‘Jessica Jones’ loses power in slow-moving second season

“Marvel’s Jessica Jones” brought a cool, film-noir-ish vibe to its first season, casting Krysten Ritter as the perpetually surly detective, whose superpowers are as much a curse as a blessing. The second, alas, grinds along so slowly as to significantly blunt its appeal, feeling less connected to its comic-book origins and more like an ABC drama where the protagonist occasionally puts her fist through a wall.

Granted, these Marvel series for Netflix are known for their slow burns, offering a grittier, darker, more realistic take on the company’s sprawling cinematic universe. They are positioned as the anti-superhero shows thanks to their tone, and not merely because the title players tend to walk around in jeans and hoodies.

Even so, where the first flight of “Jessica Jones” steadily built toward something — her inevitable faceoff with the mind-manipulating villain Kilgrave, incorporating a strong underlying streak about women dealing with the trauma of having been victimized that anticipated the #MeToo moment — relatively little happens during the first five episodes of season two.

Instead, Jessica embarks on a slow-moving quest to ascertain how she became the way she is. The problem is that the notion of a tormented superhero searching to grasp his or her identity is by now a familiar construct, having served as the Adamantium spine of Wolverine’s cinematic biography, for one, in the “X-Men” movies and sundry spinoffs.

Oh sure, there are subplots, including one involving Jessica’s sister Trish (Rachael Taylor). But that plays more like a drop-in from a different series, while lacking much stand-alone heft and falling short in terms of helping inform what’s going in with the main character as she grapples with the fallout from being publicly branded a super-powered menace.

The program does offer some promise with its new-character additions, including British actress Janet McTeer as a woman who holds clues about Jessica’s past. Yet again, patience will be required to see whether those assets — despite flashes of action and hints of larger revelations — begin to coalesce.

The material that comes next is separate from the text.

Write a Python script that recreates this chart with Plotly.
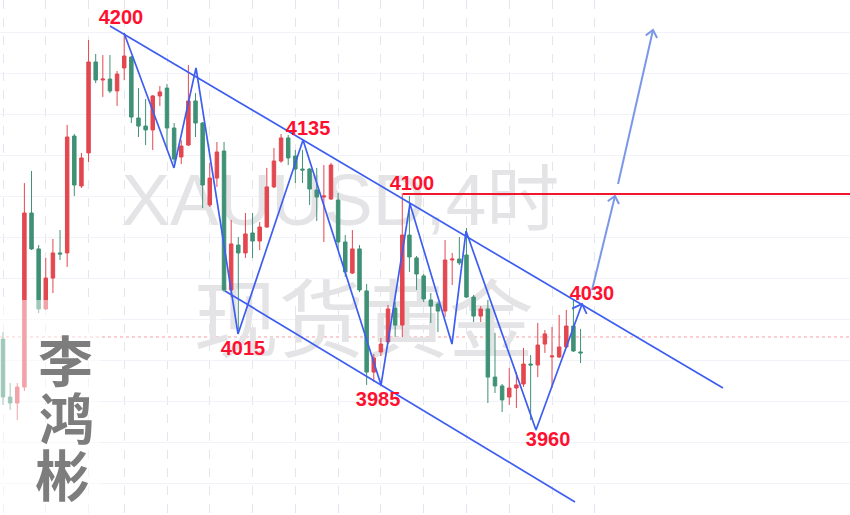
import math
import plotly.graph_objects as go

W, H = 850, 515
X_MIN, X_MAX = -0.4208, 118.79
Y_MIN, Y_MAX = 3900.63, 4220.5

# ---------------- data ----------------
idx = list(range(82))
opens = [4009.9, 3973.9, 3970.2, 3980.1, 4088.2, 4065.9, 4028.6, 4047.8, 4063.4, 4063.4,
         4136.0, 4105.0, 4125.5, 4182.0, 4170.8, 4171.4, 4164.0, 4178.3, 4185.1, 4147.2,
         4142.2, 4139.8, 4160.9, 4165.8, 4141.0, 4123.0, 4130.4, 4157.8, 4144.1, 4093.2,
         4109.9, 4126.7, 4040.4, 4068.3, 4063.4, 4075.8, 4070.8, 4079.5, 4104.4, 4120.5,
         4134.8, 4123.6, 4115.5, 4115.5, 4102.5, 4098.1, 4096.9, 4096.3, 4070.2, 4050.9,
         4065.9, 4039.8, 3989.4, 4001.9, 4008.1, 4029.2, 4018.6, 4074.5, 4060.3, 4049.1,
         4034.2, 4031.7, 4027.3, 4059.0, 4059.6, 4062.1, 4036.0, 4024.2, 4028.6, 3986.3,
         3980.8, 3973.9, 3979.5, 3982.0, 3994.4, 3993.8, 4006.8, 3998.8, 3998.8, 4005.0,
         4018.0, 4001.9]
highs = [4014.3, 3982.6, 3982.6, 4106.8, 4114.3, 4068.3, 4060.3, 4072.1, 4077.6, 4142.9,
         4137.3, 4125.5, 4195.7, 4187.0, 4186.3, 4186.3, 4176.4, 4200.0, 4185.7, 4165.8,
         4159.0, 4161.5, 4167.1, 4168.3, 4144.1, 4133.5, 4180.1, 4162.7, 4144.7, 4119.3,
         4132.3, 4132.3, 4083.9, 4073.3, 4088.2, 4088.2, 4082.6, 4116.2, 4128.6, 4137.3,
         4136.7, 4127.3, 4127.3, 4116.2, 4116.2, 4118.0, 4119.3, 4100.6, 4074.5, 4077.6,
         4068.3, 4044.1, 4000.6, 4010.6, 4031.1, 4032.9, 4100.6, 4098.8, 4061.5, 4050.3,
         4038.5, 4032.9, 4071.4, 4063.4, 4073.3, 4078.9, 4037.3, 4030.4, 4034.2, 4013.7,
         3982.0, 3991.9, 3989.4, 4004.4, 4000.0, 4019.9, 4015.5, 4017.4, 4024.9, 4028.0,
         4034.2, 4016.2]
lows = [3969.0, 3965.9, 3959.6, 3977.6, 4065.2, 4026.1, 4028.0, 4038.5, 4059.0, 4054.7,
        4098.8, 4103.7, 4119.9, 4168.9, 4160.3, 4162.7, 4154.7, 4170.8, 4144.1, 4135.4,
        4130.4, 4127.3, 4154.7, 4127.3, 4119.3, 4118.6, 4129.8, 4135.4, 4091.3, 4091.9,
        4104.4, 4039.1, 4036.0, 4014.3, 4060.3, 4060.3, 4065.2, 4078.9, 4103.7, 4119.3,
        4118.0, 4106.8, 4106.8, 4093.2, 4083.2, 4070.2, 4096.3, 4065.2, 4048.5, 4050.3,
        4039.1, 3981.4, 3983.2, 3999.4, 4006.8, 4011.2, 4011.2, 4051.6, 4040.4, 4032.9,
        4019.9, 4014.3, 4023.6, 4043.5, 4055.9, 4035.4, 4020.5, 4020.5, 3970.2, 3976.4,
        3964.6, 3969.0, 3967.1, 3980.1, 3959.6, 3986.3, 4001.3, 3979.5, 3998.1, 4004.4,
        4001.9, 3995.0]
closes = [3973.9, 3970.2, 3980.1, 4088.2, 4065.9, 4028.6, 4047.8, 4063.4, 4062.7, 4135.4,
          4105.6, 4122.4, 4182.0, 4170.8, 4171.4, 4164.0, 4174.5, 4185.7, 4147.8, 4142.2,
          4139.8, 4160.9, 4163.4, 4141.0, 4121.7, 4129.8, 4157.8, 4144.1, 4105.6, 4109.9,
          4126.1, 4040.4, 4069.0, 4063.4, 4075.2, 4070.8, 4079.5, 4104.4, 4120.5, 4134.8,
          4122.4, 4115.5, 4114.9, 4103.1, 4098.1, 4098.8, 4118.0, 4070.2, 4051.6, 4065.9,
          4040.4, 3989.4, 3998.1, 4006.8, 4028.6, 4018.6, 4074.5, 4060.9, 4050.3, 4034.8,
          4030.4, 4027.3, 4059.0, 4059.6, 4057.2, 4036.0, 4024.2, 4028.6, 3986.3, 3980.8,
          3972.1, 3979.5, 3981.4, 3994.4, 3993.8, 4006.2, 4013.1, 3999.4, 4005.0, 4018.0,
          4002.5, 4001.3]

# drawing-tool objects (candle index, price)
zigzag_x = [16.97, 23.98, 27.07, 32.96, 42.08, 53.02, 57.08, 62.97, 64.94, 74.75, 81.21]
zigzag_y = [4200.0, 4116.2, 4178.3, 4013.1, 4133.5, 3981.4, 4093.8, 4006.8, 4077.0, 3953.4, 4031.7]
upper_x = [15.01, 100.98]
upper_y = [4204.3, 3979.5]
lower_x = [31.14, 80.22]
lower_y = [4039.8, 3908.7]
arrow1_x = [82.61, 85.83]
arrow1_y = [4040.4, 4098.8]
arrow2_x = [86.26, 91.16]
arrow2_y = [4106.2, 4201.9]
level_start = 56.1
level_price = 4100.0
last_price = 4011.2

label_texts = ["4200", "4135", "4100", "4030", "4015", "3985", "3960"]
label_x = [16.55, 42.78, 57.36, 82.6, 33.66, 52.6, 76.44]
label_y = [4208.7, 4139.8, 4105.6, 4037.3, 4003.1, 3971.4, 3946.6]

grid_x = [0, 6, 12, 17, 23, 29, 35, 41, 47, 53, 59, 65, 71, 77, 83]

# ---------------- helpers ----------------
def to_px(i, p):
    return ((i - X_MIN) / (X_MAX - X_MIN) * W, (Y_MAX - p) / (Y_MAX - Y_MIN) * H)

def from_px(x, y):
    return (X_MIN + x / W * (X_MAX - X_MIN), Y_MAX - y / H * (Y_MAX - Y_MIN))

def chevron(tail, tip, length, ang):
    x0, y0 = to_px(*tail)
    x1, y1 = to_px(*tip)
    dx, dy = x0 - x1, y0 - y1
    n = math.hypot(dx, dy)
    ux, uy = dx / n, dy / n
    pts = []
    for s in (1, -1):
        a = math.radians(ang) * s
        rx = ux * math.cos(a) - uy * math.sin(a)
        ry = ux * math.sin(a) + uy * math.cos(a)
        pts.append(from_px(x1 + rx * length, y1 + ry * length))
    return [pts[0], tip, pts[1]]

BLUE = "#3d5ef0"
LBLUE = "#7b97e8"
RED = "#e3474f"
GREEN = "#3f9176"
LABEL_RED = "#ff1030"

fig = go.Figure()

# watermark (bottom subplot, drawn under candles)
fig.add_trace(go.Scatter(x=[47.3], y=[4092.0], mode="text", text=["XAUUSD,4时"],
                         textfont=dict(size=73, color="#e4e4e7", family="Liberation Sans, Noto Sans CJK SC"),
                         hoverinfo="skip", showlegend=False, xaxis="x", yaxis="y"))
fig.add_trace(go.Scatter(x=[50.6], y=[4016.0], mode="text", text=["现货黄金"],
                         textfont=dict(size=85, color="#e4e4e7", family="Noto Sans CJK SC"),
                         hoverinfo="skip", showlegend=False, xaxis="x", yaxis="y"))

# candles (overlay subplot)
fig.add_trace(go.Candlestick(
    x=idx, open=opens, high=highs, low=lows, close=closes,
    increasing=dict(line=dict(color=RED, width=1), fillcolor=RED),
    decreasing=dict(line=dict(color=GREEN, width=1), fillcolor=GREEN),
    whiskerwidth=0, hoverinfo="skip", showlegend=False, xaxis="x2", yaxis="y2"))

# red level line
fig.add_trace(go.Scatter(x=[level_start, X_MAX + 5], y=[level_price, level_price], mode="lines",
                         line=dict(color="#f0162d", width=2), hoverinfo="skip",
                         showlegend=False, xaxis="x2", yaxis="y2"))

# channel lines
for xs, ys in ((upper_x, upper_y), (lower_x, lower_y)):
    fig.add_trace(go.Scatter(x=xs, y=ys, mode="lines", line=dict(color=BLUE, width=1.7),
                             hoverinfo="skip", showlegend=False, xaxis="x2", yaxis="y2"))

# zigzag + head
zz_head = chevron((zigzag_x[-2], zigzag_y[-2]), (zigzag_x[-1], zigzag_y[-1]), 11, 45)
fig.add_trace(go.Scatter(x=zigzag_x, y=zigzag_y, mode="lines", line=dict(color=BLUE, width=1.7),
                         hoverinfo="skip", showlegend=False, xaxis="x2", yaxis="y2"))
fig.add_trace(go.Scatter(x=[p[0] for p in zz_head], y=[p[1] for p in zz_head], mode="lines",
                         line=dict(color=BLUE, width=1.7), hoverinfo="skip",
                         showlegend=False, xaxis="x2", yaxis="y2"))

# light projection arrows
for xs, ys in ((arrow1_x, arrow1_y), (arrow2_x, arrow2_y)):
    head = chevron((xs[0], ys[0]), (xs[1], ys[1]), 9, 40)
    fig.add_trace(go.Scatter(x=xs, y=ys, mode="lines", line=dict(color=LBLUE, width=2),
                             hoverinfo="skip", showlegend=False, xaxis="x2", yaxis="y2"))
    fig.add_trace(go.Scatter(x=[p[0] for p in head], y=[p[1] for p in head], mode="lines",
                             line=dict(color=LBLUE, width=2), hoverinfo="skip",
                             showlegend=False, xaxis="x2", yaxis="y2"))

# labels
fig.add_trace(go.Scatter(x=label_x, y=label_y, mode="text", text=label_texts,
                         textfont=dict(size=20, color=LABEL_RED, family="Liberation Sans", weight="bold"),
                         hoverinfo="skip", showlegend=False, xaxis="x2", yaxis="y2"))

shapes = [
    dict(type="line", xref="paper", yref="y", x0=0, x1=1, y0=last_price, y1=last_price,
         line=dict(color="rgba(240,80,90,0.55)", width=1, dash="dot"), layer="below"),
    dict(type="rect", xref="paper", yref="paper", x0=0, x1=100 / W, y0=0, y1=1 - 300 / H,
         fillcolor="rgba(255,255,255,0.5)", line=dict(width=0), layer="above"),
]

calli = [("李", 65, 358), ("鸿", 66, 415), ("彬", 63, 472)]
annotations = []
for ch, px, py in calli:
    annotations.append(dict(text=ch, xref="paper", yref="paper", x=px / W, y=1 - py / H,
                            xanchor="center", yanchor="middle", showarrow=False,
                            font=dict(size=55, color="#7d7d7d", family="Noto Sans CJK SC", weight="bold")))

axis_common = dict(showticklabels=False, zeroline=False, showline=False, ticks="")
fig.update_layout(
    width=W, height=H, margin=dict(l=0, r=0, t=0, b=0),
    paper_bgcolor="white", plot_bgcolor="white", showlegend=False,
    xaxis=dict(range=[X_MIN, X_MAX], tickmode="array", tickvals=grid_x, showgrid=True,
               gridcolor="#e3e6ee", griddash="dash", gridwidth=1, **axis_common),
    yaxis=dict(range=[Y_MIN, Y_MAX], tick0=4200.6, dtick=25.465, showgrid=True,
               gridcolor="#f1f3f8", gridwidth=1, **axis_common),
    xaxis2=dict(range=[X_MIN, X_MAX], overlaying="x", showgrid=False, rangeslider=dict(visible=False),
                **axis_common),
    yaxis2=dict(range=[Y_MIN, Y_MAX], overlaying="y", showgrid=False, **axis_common),
    shapes=shapes, annotations=annotations,
)
fig.update_xaxes(rangeslider_visible=False)

fig.write_html("out.html", config={"displayModeBar": False},
               post_script="document.body.style.margin='0px';document.body.style.overflow='hidden';")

The result, initially, drops “Jessica Jones” from the top tier into the shallower end of the Marvel-Netflix gene pool, joining “Iron Fist” and “The Punisher.” At the very least, it feels like the producers are trying to tease out about six hours worth of story over 13, counting on binge-happy viewers to stick with them.

There’s nothing wrong with exploring the more mundane aspects of hero-hood, and Ritter remains a compelling presence. Somehow, though, “Jessica Jones'” second season has managed to take its intriguing heroine and make her, well, kind of boring.

“Marvel’s Jessica Jones” premieres March 8 on Netflix.